倪波这两年一直冷淡我,他的冷淡把我逼向了牌桌,也把我逼得不再关心他。所以后来他要他妹妹带话给我,说他在外面有女人,是因为我太不关心他了。我说那他也得检查检查自己,一个女人老是拿热脸贴你的冷屁股,谁受得了?
那时,他每三个月和我才有一次夫妻生活,我问他怎么回事,他说他有病,"前列腺!"我说那我陪你去看吧,他说不用。
我知道他在躲我,我劝自己别逼他,便退了一步,可他那里又进了一步。那女孩调走后不久,他干脆抱着自己的被子睡客房了。

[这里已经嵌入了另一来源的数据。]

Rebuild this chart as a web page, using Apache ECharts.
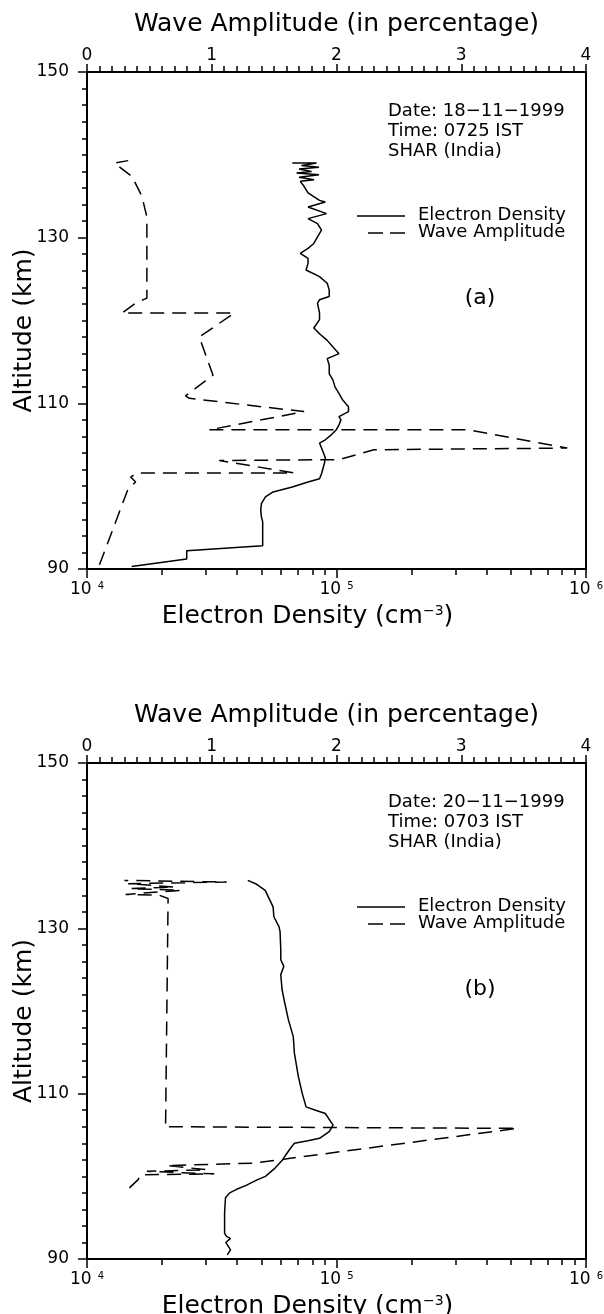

我们家房子大,三百多平米的复式楼,房间就有六个。他说和我在一起睡不着。
那时母亲生病了,七十多岁的她在床上瘫痪了五年,我前前后后往医院跑了三个月,没心情顾及夫妻生活,倪波要单独睡,我也没太拦着他。直到今年五月份母亲去世。
母亲去世的那个月,我夜夜以泪洗面。那天我梦到母亲,猛然哭醒。恍惚里,我在床上到处找倪波,想寻求一个拥抱,却突然想起,他已不在枕边,他在客房。
我穿着睡衣,抽泣着推开客房的门。倪波睡得正熟,我躺在他身边,从背后轻轻地抱住他。他惊醒,欲抽身离开。我抱紧他,哭着说:"我想妈妈,我受不了,你让我抱一抱吧!"他不动,只任我在他背后抱着他哭。好久,我抽泣着睡去。半夜醒来,我一个人在床上,倪波离开客房,又抱着他的被子去了卧室。